Both Millis and Klotz concede there are not a lot of fixes that man can immediately throw at a fickle and changing climate.

"We are going to get warmer, and most of our precipitation will come as rain, not snow, and that stresses the need for additional storage be that below ground (in aquifers) or above," Klotz said.

The availability of water — or rather the lack of it — has already stalled growth in some Utah areas.

Overpumping of groundwater in Iron County's Enoch dropped the water table by 114 feet, derailing a planned subdivision and leaving only boarded up homes in its place.

The state invoked a groundwater management plan as a result of the depletion of the aquifer, which left an earthen fissure about 8 miles long, much like an earthquake fault.

This summer, in the midst of one of the worst droughts in Washington County, the state engineer ordered a "call" of the Virgin River's tributaries, the first time the office has acted to cut off junior water right holders on the streams that feed into the river.

In Pleasant View a year ago, the city invoked a six-month moratorium on any new development that was not already approved for fear there would be no water available.

"We had enough to accommodate what was already connected or to be connected, but we did not have enough to accommodate more than that," said City Administrator Melinda Greenwood.

She said it was back-to-back dry years that challenged the city's groundwater supplies.

"We've known for a while that we needed to drill a new well to accommodate growth. About a year ago we discovered that we were worse off than we thought … I think on some level it did catch us off guard."

The city worked to acquire land and drill a new well at a cost of $1.6 million.

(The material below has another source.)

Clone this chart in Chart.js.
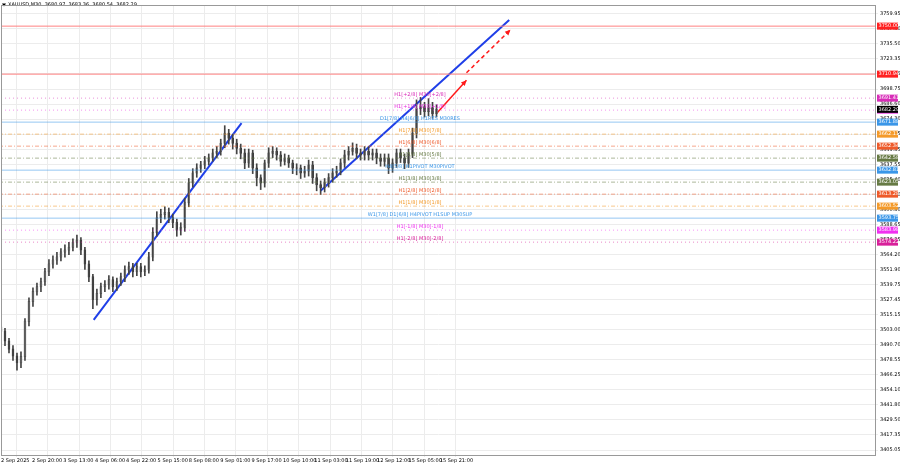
<!DOCTYPE html>
<html><head><meta charset="utf-8">
<script src="https://cdn.jsdelivr.net/npm/chart.js@4"></script>
<style>html,body{margin:0;background:#fff}</style>
</head><body><canvas id="myChart" width="900" height="468"></canvas>
<script>
const closes = [3501.6,3493.6,3487,3481.5,3476,3481,3509.6,3525.7,3533.8,3537.8,3541.8,3549.9,3556.3,3559.5,3562,3566,3567.6,3570,3574,3575.6,3567.6,3556.3,3545.8,3527.4,3532.2,3537.8,3539.5,3543.5,3537.8,3541.8,3545.8,3551.5,3554,3550,3554,3550,3551.5,3562,3582,3594,3596.6,3598.2,3594,3590,3583.7,3586.1,3606.2,3622.3,3630.4,3634.4,3636.9,3640,3642.5,3646.5,3648.1,3654.6,3662.6,3658.6,3654.6,3650.5,3646.5,3638.4,3646.5,3634.4,3626.4,3622.3,3638.4,3646.5,3648.1,3644.9,3640,3642.5,3638.4,3634.4,3634.4,3630.4,3632,3636.9,3626.4,3620.7,3618.3,3622.3,3626.4,3630.4,3632,3638.4,3644.9,3648.1,3650.5,3646.5,3644.9,3648.1,3644.9,3646.5,3642.5,3640,3642.5,3634.4,3638.4,3646.5,3642.5,3638.4,3646.5,3662.6,3682.7,3684.3,3680.3,3683.5,3678.6,3682.3];
const highs = [3508,3504,3496,3490,3484,3485,3512,3529,3537,3541,3545,3553,3560,3563,3566,3569,3572,3574,3577,3580,3578,3570,3559,3548,3536,3541,3543,3547,3546,3545,3549,3555,3558,3557,3557,3557,3555,3566,3586,3599,3601,3603,3602,3597,3593,3590,3610,3626,3634,3638,3640,3644,3646,3650,3652,3658,3669,3666,3662,3658,3654,3650,3650,3649,3638,3629,3641,3651,3652,3651,3648,3646,3645,3641,3638,3637,3636,3641,3640,3630,3624,3626,3630,3634,3636,3642,3649,3652,3655,3654,3650,3652,3652,3650,3650,3646,3646,3646,3642,3650,3650,3646,3650,3667,3690,3692,3688,3691,3688,3686];
const lows = [3498,3490,3484,3478,3470,3472,3478,3506,3522,3531,3534,3539,3547,3553,3556,3559,3562,3564,3567,3570,3564,3552,3542,3520,3523,3529,3534,3536,3534,3535,3539,3542,3548,3546,3547,3546,3547,3549,3559,3579,3590,3593,3590,3586,3579,3580,3583,3603,3619,3627,3631,3634,3637,3640,3643,3645,3651,3654,3650,3646,3642,3634,3635,3630,3620,3617,3619,3635,3643,3641,3636,3637,3635,3630,3629,3626,3627,3628,3622,3616,3613,3615,3619,3623,3627,3629,3635,3641,3645,3642,3641,3641,3641,3641,3638,3636,3636,3630,3631,3635,3639,3634,3635,3643,3659,3678,3676,3677,3675,3676];
const firstOpen = 3505;

const levelPrices = [3691.41,3681.64,3671.88,3662.11,3652.34,3642.58,3632.81,3623.05,3613.28,3603.52,3593.75,3583.98,3574.22];
const levelNames = ['H1[+2/8] M30[+2/8]','H1[+1/8] M30[+1/8]','D1[7/8] H4[6/8] H1RES M30RES','H1[7/8] M30[7/8]','H1[6/8] M30[6/8]','H1[5/8] M30[5/8]','H4[5/8] H1PIVOT M30PIVOT','H1[3/8] M30[3/8]','H1[2/8] M30[2/8]','H1[1/8] M30[1/8]','W1[7/8] D1[6/8] H4PIVOT H1SUP M30SUP','H1[-1/8] M30[-1/8]','H1[-2/8] M30[-2/8]'];
const levelColors = ['#d82cb8','#e830e0','#3a96e8','#f49a2a','#ee5a2a','#667a44','#3a96e8','#667a44','#ee5a2a','#f49a2a','#3a96e8','#f030f0','#d8209a'];
const targetPrices = [3750.00,3710.94];
const lastPrice = 3682.29;

const yTicks = [3759.95,3747.80,3735.50,3723.35,3711.05,3698.75,3686.60,3674.30,3662.15,3649.85,3637.55,3625.40,3613.10,3600.80,3588.65,3576.35,3564.20,3551.90,3539.75,3527.45,3515.15,3503.00,3490.70,3478.55,3466.25,3454.10,3441.80,3429.50,3417.35,3405.05];
const dateTicks = [0,7.75,15.6,23.5,31.3,39.2,47.0,54.9,62.7,70.6,78.4,86.3,94.1,102,109.8];
const dateLabels = ['2 Sep 2025','2 Sep 20:00','3 Sep 13:00','4 Sep 06:00','4 Sep 22:00','5 Sep 15:00','8 Sep 08:00','9 Sep 01:00','9 Sep 17:00','10 Sep 10:00','11 Sep 03:00','11 Sep 19:00','12 Sep 12:00','15 Sep 05:00','15 Sep 21:00'];

const trend1 = [{x:23.2,y:3511},{x:60.2,y:3671}];
const trend2 = [{x:80,y:3616},{x:127.2,y:3755}];
const arrowSolid = [{x:109,y:3679},{x:116.5,y:3706}];
const arrowDash = [{x:116.5,y:3712},{x:127.5,y:3747}];

const opens = closes.map((c, i) => i === 0 ? firstOpen : closes[i - 1]);
const wicks = closes.map((c, i) => ({x: i, y: [lows[i], highs[i]]}));
const bodies = closes.map((c, i) => ({x: i, y: [Math.min(opens[i], c), Math.max(opens[i], c) + 0.3]}));
const bodyFill = closes.map((c, i) => c >= opens[i] ? '#ffffff' : '#333333');

const levelDash = ['dot','dot','solid','dashdot','dashdot','dashdot','solid','dashdot','dashdot','dashdot','solid','dot','dot'];
const dashOf = {dot:[1,3], solid:[], dashdot:[4,2,1,2]};

const datasets = [];
targetPrices.forEach(p => datasets.push({type:'line', data:[{x:-5,y:p},{x:230,y:p}], borderColor:'#ff8080', borderWidth:1, pointRadius:0}));
levelPrices.forEach((p, i) => datasets.push({type:'line', data:[{x:-5,y:p},{x:230,y:p}], borderColor:levelColors[i] + '88', borderWidth:1, borderDash:dashOf[levelDash[i]], pointRadius:0}));
datasets.push({type:'bar', data:wicks, backgroundColor:'#444', barThickness:1, grouped:false});
datasets.push({type:'bar', data:bodies, backgroundColor:bodyFill, borderColor:'#444', borderWidth:0.5, borderSkipped:false, barThickness:2, grouped:false});
datasets.push({type:'line', data:trend1, borderColor:'#1f3fe8', borderWidth:2, pointRadius:0});
datasets.push({type:'line', data:trend2, borderColor:'#1f3fe8', borderWidth:2, pointRadius:0});
datasets.push({type:'line', data:arrowSolid, borderColor:'#ff1a1a', borderWidth:1.5, pointRadius:0});
datasets.push({type:'line', data:arrowDash, borderColor:'#ff1a1a', borderWidth:1.5, borderDash:[4,3], pointRadius:0});

const overlay = {
    id: 'overlay',
    afterDatasetsDraw(chart) {
        const {ctx, scales: {x, y}, chartArea: a} = chart;
        ctx.save();
        ctx.font = '5px "DejaVu Sans"';
        ctx.textAlign = 'center';
        ctx.textBaseline = 'bottom';
        levelPrices.forEach((p, i) => {
            ctx.fillStyle = levelColors[i];
            ctx.fillText(levelNames[i], 420, y.getPixelForValue(p) - 1);
        });
        // arrow heads
        [arrowSolid, arrowDash].forEach(seg => {
            const x1 = x.getPixelForValue(seg[0].x), y1 = y.getPixelForValue(seg[0].y);
            const x2 = x.getPixelForValue(seg[1].x), y2 = y.getPixelForValue(seg[1].y);
            const ang = Math.atan2(y2 - y1, x2 - x1);
            ctx.fillStyle = '#ff1a1a';
            ctx.beginPath();
            ctx.moveTo(x2, y2);
            ctx.lineTo(x2 - 6 * Math.cos(ang - 0.45), y2 - 6 * Math.sin(ang - 0.45));
            ctx.lineTo(x2 - 6 * Math.cos(ang + 0.45), y2 - 6 * Math.sin(ang + 0.45));
            ctx.fill();
        });
        // price boxes on the right axis
        ctx.textAlign = 'left';
        ctx.textBaseline = 'middle';
        const box = (p, col) => {
            const py = y.getPixelForValue(p);
            ctx.fillStyle = col;
            ctx.fillRect(a.right + 1, py - 3.5, 21, 7);
            ctx.fillStyle = '#fff';
            ctx.fillText(p.toFixed(2), a.right + 2.5, py);
        };
        targetPrices.forEach(p => box(p, '#ff2020'));
        levelPrices.forEach((p, i) => box(p, levelColors[i]));
        box(lastPrice, '#000000');
        // header
        ctx.fillStyle = '#000';
        ctx.fillText('XAUUSD,M30  3680.97  3683.36  3680.54  3682.29', 8, 5);
        ctx.beginPath();
        ctx.moveTo(2, 3.5); ctx.lineTo(6, 3.5); ctx.lineTo(4, 6.5); ctx.fill();
        ctx.strokeStyle = '#999';
        ctx.lineWidth = 1;
        ctx.strokeRect(a.left + 0.5, a.top + 0.5, a.width - 1, a.height);
        ctx.restore();
    }
};

new Chart(document.getElementById('myChart'), {
    type: 'bar',
    data: {datasets},
    options: {
        animation: false,
        responsive: false,
        devicePixelRatio: 1,
        layout: {padding: {top: -3, left: 0, right: 0, bottom: 0}},
        plugins: {legend: {display: false}, tooltip: {enabled: false}},
        scales: {
            x: {
                type: 'linear', min: 0, max: 219, offset: false,
                afterBuildTicks: ax => { ax.ticks = dateTicks.map(v => ({value: v})); },
                afterFit: ax => { ax.height = 13; },
                grid: {color: '#ececec', tickLength: 2},
                border: {display: false},
                ticks: {font: {size: 5, family: 'DejaVu Sans'}, color: '#000', padding: 1, maxRotation: 0, align: 'start', autoSkip: false,
                    callback: (v, i) => dateLabels[i]}
            },
            y: {
                type: 'linear', position: 'right', min: 3401, max: 3767.2,
                afterBuildTicks: ax => { ax.ticks = yTicks.map(v => ({value: v})); },
                afterFit: ax => { ax.width = 24; },
                grid: {color: '#ececec', tickLength: 2},
                border: {display: false},
                ticks: {font: {size: 5, family: 'DejaVu Sans'}, color: '#000', padding: 2, autoSkip: false,
                    callback: v => v.toFixed(2)}
            }
        }
    },
    plugins: [overlay]
});
</script>
</body></html>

It is expected to be online next year.

"The hardest part was trying to get people to understand the situation and help them to not panic, to help them understand that, 'No, you are not going to turn on your faucet and not have water," she said. "You will have water."

Greenwood said the experience was a wake up call for the city, which moved to enact an ordinance that requires developers to prove they have an adequate water supply and stormwater capacity before any application to build gets approved.

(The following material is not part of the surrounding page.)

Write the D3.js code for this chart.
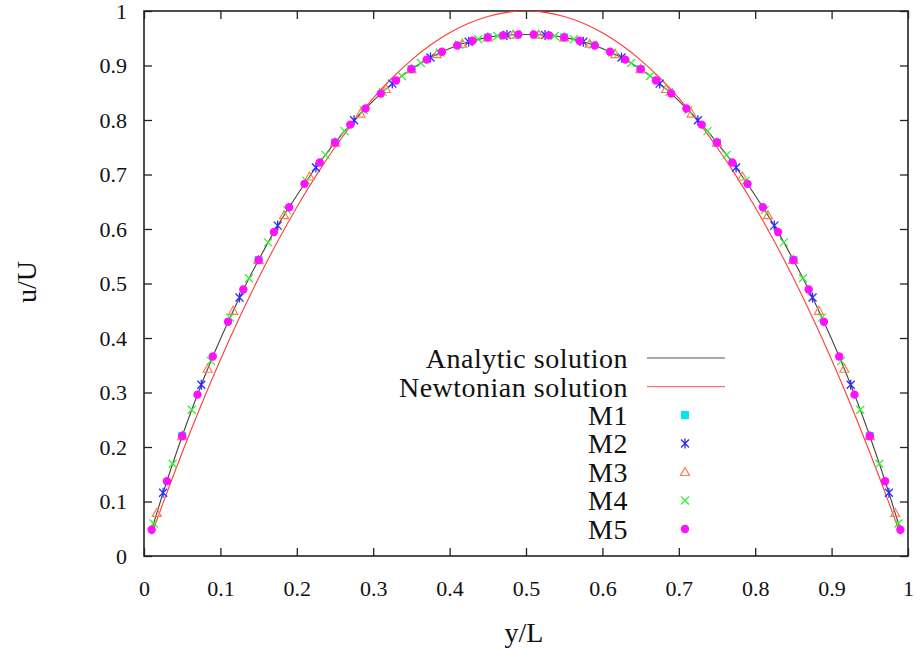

The city has also become more recalcitrant to approve any high-density development as it seeks to ensure adequate recharge of its aquifers going into the future and goes after residents who use culinary water for landscaping when secondary supplies end for the season.

"As we looked at all our numbers, you would think our highest usage months would be in July and August, but it is October, when secondary water gets turned off and people still want green grass," Greenwood said.

Your voice

At envisionutah.org, residents have a chance to carve out various mock scenarios for Your Utah Your Future that include policy choices on water, air quality, housing, and more.

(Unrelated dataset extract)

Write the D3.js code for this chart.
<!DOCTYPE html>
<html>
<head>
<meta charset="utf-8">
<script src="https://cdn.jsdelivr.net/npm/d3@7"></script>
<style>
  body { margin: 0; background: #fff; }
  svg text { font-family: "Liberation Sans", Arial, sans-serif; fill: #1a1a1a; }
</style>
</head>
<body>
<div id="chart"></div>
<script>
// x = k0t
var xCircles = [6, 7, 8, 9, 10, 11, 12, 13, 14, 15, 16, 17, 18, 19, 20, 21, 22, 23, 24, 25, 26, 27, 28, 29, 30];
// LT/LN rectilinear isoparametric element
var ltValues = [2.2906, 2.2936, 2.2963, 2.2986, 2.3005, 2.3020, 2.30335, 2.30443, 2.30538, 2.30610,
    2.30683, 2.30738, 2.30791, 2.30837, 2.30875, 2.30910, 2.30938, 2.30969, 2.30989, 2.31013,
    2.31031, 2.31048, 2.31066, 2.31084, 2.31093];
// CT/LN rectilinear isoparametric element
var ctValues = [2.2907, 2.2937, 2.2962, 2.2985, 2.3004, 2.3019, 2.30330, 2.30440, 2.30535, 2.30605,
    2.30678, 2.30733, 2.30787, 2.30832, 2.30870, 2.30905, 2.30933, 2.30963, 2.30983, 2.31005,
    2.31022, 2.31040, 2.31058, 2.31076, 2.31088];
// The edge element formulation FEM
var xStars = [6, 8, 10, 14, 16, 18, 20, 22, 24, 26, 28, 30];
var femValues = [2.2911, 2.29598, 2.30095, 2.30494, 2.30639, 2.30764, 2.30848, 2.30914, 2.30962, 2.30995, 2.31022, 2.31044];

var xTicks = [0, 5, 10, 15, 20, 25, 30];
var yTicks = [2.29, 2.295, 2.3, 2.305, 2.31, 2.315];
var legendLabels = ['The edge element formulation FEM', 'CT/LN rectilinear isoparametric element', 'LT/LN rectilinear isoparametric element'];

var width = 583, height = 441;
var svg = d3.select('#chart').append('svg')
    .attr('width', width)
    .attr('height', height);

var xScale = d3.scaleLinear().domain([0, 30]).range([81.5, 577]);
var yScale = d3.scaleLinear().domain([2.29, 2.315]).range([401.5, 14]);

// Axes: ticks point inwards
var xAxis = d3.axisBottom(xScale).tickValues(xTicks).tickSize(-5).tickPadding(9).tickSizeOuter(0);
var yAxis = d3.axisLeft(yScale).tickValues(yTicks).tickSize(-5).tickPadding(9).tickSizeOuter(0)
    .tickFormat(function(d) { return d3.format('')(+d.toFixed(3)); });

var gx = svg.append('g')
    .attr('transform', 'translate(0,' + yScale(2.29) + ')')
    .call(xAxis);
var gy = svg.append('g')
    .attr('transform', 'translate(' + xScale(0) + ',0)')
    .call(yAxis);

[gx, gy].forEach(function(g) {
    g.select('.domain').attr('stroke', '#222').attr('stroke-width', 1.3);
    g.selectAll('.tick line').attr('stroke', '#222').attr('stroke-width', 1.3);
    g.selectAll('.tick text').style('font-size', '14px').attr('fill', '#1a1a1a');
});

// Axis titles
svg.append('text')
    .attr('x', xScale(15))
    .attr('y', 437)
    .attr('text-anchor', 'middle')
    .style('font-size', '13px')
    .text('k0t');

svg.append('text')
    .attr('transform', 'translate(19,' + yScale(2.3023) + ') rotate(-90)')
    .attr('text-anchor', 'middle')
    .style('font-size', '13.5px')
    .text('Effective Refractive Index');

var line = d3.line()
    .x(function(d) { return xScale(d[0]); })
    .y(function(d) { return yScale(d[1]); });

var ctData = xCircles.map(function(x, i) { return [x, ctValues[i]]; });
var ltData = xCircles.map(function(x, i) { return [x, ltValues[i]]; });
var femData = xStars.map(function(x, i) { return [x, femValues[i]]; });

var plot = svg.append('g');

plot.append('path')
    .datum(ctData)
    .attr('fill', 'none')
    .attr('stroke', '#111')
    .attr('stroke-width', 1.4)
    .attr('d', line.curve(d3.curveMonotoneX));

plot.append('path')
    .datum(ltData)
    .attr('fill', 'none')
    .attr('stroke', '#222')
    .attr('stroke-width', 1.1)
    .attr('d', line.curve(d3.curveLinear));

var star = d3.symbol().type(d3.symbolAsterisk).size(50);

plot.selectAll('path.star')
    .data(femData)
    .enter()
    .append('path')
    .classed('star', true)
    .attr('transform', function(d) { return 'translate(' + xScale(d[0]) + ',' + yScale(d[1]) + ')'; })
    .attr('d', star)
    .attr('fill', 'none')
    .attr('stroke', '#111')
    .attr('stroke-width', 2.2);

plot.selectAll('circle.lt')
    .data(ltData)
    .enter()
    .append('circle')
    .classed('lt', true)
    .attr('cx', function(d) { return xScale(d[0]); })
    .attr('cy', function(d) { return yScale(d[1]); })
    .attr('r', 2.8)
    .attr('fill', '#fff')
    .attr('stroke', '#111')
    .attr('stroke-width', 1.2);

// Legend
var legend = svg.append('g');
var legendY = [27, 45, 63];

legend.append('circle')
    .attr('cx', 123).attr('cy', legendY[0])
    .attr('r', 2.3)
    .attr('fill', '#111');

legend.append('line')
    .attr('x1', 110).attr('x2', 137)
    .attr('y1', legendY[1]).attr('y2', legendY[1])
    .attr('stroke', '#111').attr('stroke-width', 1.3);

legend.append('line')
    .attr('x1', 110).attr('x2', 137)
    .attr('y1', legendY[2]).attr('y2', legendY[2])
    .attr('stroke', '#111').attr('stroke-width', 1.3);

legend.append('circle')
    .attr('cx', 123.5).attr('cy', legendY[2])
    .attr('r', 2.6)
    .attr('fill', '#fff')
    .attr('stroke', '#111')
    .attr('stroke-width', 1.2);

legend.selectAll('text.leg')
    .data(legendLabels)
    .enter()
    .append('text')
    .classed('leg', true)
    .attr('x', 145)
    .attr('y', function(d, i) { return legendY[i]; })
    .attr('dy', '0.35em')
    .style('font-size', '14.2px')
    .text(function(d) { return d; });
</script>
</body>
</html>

Matheson said the idea is to engage the public in the process of planning for the population growth and detail how tough some decisions may turn out to be.

Both Klotz and Millis believe the issue of water has been relegated to the background for years, but that is changing.

"I think there are a lot of things to be done, and I think there is some real urgency," Millis said.

Added Klotz: "For a long time water was really never a second thought. Through all of our growth it has worked. Every time someone builds a house and moves in, they turn on the tap and lo and behold it works. But when you drove to that house, you were stuck in traffic and you are pounding on the steering wheel. All of a sudden transportation becomes the issue."

Water scarcity is already driving tough choices in neighboring states, and Matheson warned that Utah does not want to fall the way of Colorado or Texas, where drinking water shortages are leading authorities to convert wastewater to meet people's needs.

"In a very real sense, the future of Utah is tied to water," he said. "If we are going to succeed as a state, we need thoughtful plans in place to make sure that we maintain water supplies for our projected growth and to protect our natural environment. And that involves tough decisions and tradeoffs. We have no choice but to do that, and do that well."